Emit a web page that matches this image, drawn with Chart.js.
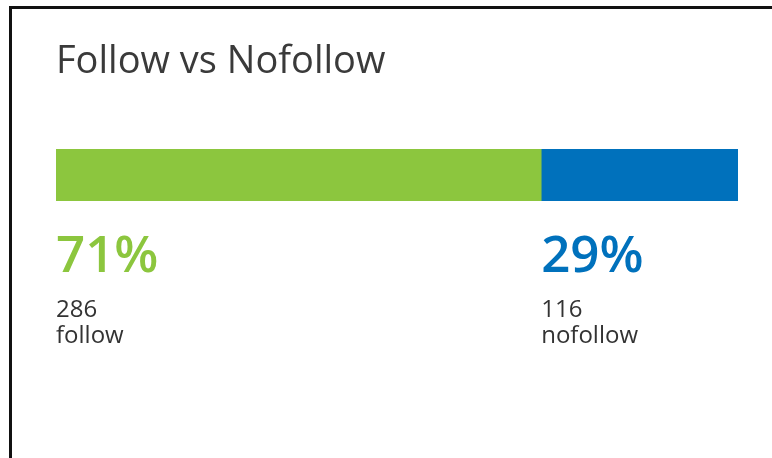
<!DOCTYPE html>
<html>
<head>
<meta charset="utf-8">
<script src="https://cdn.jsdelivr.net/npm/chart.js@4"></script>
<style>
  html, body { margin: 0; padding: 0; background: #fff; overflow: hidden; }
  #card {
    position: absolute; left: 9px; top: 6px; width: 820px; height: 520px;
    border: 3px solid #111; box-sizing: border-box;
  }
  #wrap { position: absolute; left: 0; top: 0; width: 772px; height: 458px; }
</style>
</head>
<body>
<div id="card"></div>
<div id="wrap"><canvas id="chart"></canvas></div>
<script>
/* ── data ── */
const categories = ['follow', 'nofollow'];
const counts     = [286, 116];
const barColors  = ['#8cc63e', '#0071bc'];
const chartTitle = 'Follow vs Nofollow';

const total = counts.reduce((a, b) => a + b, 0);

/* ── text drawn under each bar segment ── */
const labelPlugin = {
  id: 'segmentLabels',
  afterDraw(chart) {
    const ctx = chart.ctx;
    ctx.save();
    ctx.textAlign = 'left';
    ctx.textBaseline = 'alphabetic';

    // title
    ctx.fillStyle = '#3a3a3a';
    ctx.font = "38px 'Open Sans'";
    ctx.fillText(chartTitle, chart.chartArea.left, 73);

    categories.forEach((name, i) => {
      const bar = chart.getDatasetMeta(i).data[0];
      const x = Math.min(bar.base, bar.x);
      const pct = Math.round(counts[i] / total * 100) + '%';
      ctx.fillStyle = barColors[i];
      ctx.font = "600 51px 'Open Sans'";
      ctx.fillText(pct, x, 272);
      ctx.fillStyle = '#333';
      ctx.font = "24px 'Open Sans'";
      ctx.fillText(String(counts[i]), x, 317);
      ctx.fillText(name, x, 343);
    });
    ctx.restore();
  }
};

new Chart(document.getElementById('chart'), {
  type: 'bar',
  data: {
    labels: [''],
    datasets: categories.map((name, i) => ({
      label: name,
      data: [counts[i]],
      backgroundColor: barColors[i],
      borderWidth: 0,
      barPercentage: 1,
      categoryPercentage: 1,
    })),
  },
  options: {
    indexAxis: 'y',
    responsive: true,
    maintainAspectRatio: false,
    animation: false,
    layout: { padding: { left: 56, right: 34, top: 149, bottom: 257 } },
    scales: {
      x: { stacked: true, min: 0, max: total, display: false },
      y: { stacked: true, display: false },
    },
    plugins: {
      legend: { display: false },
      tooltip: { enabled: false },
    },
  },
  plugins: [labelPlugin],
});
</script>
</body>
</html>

▶ _Written problem_:
Take the data above and repeat it exactly, leaving each picture out.

▶ _Result of this task_:
Emit a web page that matches this image, drawn with Chart.js.
<!DOCTYPE html>
<html>
<head>
<meta charset="utf-8">
<script src="https://cdn.jsdelivr.net/npm/chart.js@4"></script>
<style>
  html, body { margin: 0; padding: 0; background: #fff; overflow: hidden; }
  #card {
    position: absolute; left: 9px; top: 6px; width: 820px; height: 520px;
    border: 3px solid #111; box-sizing: border-box;
  }
  #wrap { position: absolute; left: 0; top: 0; width: 772px; height: 458px; }
</style>
</head>
<body>
<div id="card"></div>
<div id="wrap"><canvas id="chart"></canvas></div>
<script>
/* ── data ── */
const categories = ['follow', 'nofollow'];
const counts     = [286, 116];
const barColors  = ['#8cc63e', '#0071bc'];
const chartTitle = 'Follow vs Nofollow';

const total = counts.reduce((a, b) => a + b, 0);

/* ── text drawn under each bar segment ── */
const labelPlugin = {
  id: 'segmentLabels',
  afterDraw(chart) {
    const ctx = chart.ctx;
    ctx.save();
    ctx.textAlign = 'left';
    ctx.textBaseline = 'alphabetic';

    // title
    ctx.fillStyle = '#3a3a3a';
    ctx.font = "38px 'Open Sans'";
    ctx.fillText(chartTitle, chart.chartArea.left, 73);

    categories.forEach((name, i) => {
      const bar = chart.getDatasetMeta(i).data[0];
      const x = Math.min(bar.base, bar.x);
      const pct = Math.round(counts[i] / total * 100) + '%';
      ctx.fillStyle = barColors[i];
      ctx.font = "600 51px 'Open Sans'";
      ctx.fillText(pct, x, 272);
      ctx.fillStyle = '#333';
      ctx.font = "24px 'Open Sans'";
      ctx.fillText(String(counts[i]), x, 317);
      ctx.fillText(name, x, 343);
    });
    ctx.restore();
  }
};

new Chart(document.getElementById('chart'), {
  type: 'bar',
  data: {
    labels: [''],
    datasets: categories.map((name, i) => ({
      label: name,
      data: [counts[i]],
      backgroundColor: barColors[i],
      borderWidth: 0,
      barPercentage: 1,
      categoryPercentage: 1,
    })),
  },
  options: {
    indexAxis: 'y',
    responsive: true,
    maintainAspectRatio: false,
    animation: false,
    layout: { padding: { left: 56, right: 34, top: 149, bottom: 257 } },
    scales: {
      x: { stacked: true, min: 0, max: total, display: false },
      y: { stacked: true, display: false },
    },
    plugins: {
      legend: { display: false },
      tooltip: { enabled: false },
    },
  },
  plugins: [labelPlugin],
});
</script>
</body>
</html>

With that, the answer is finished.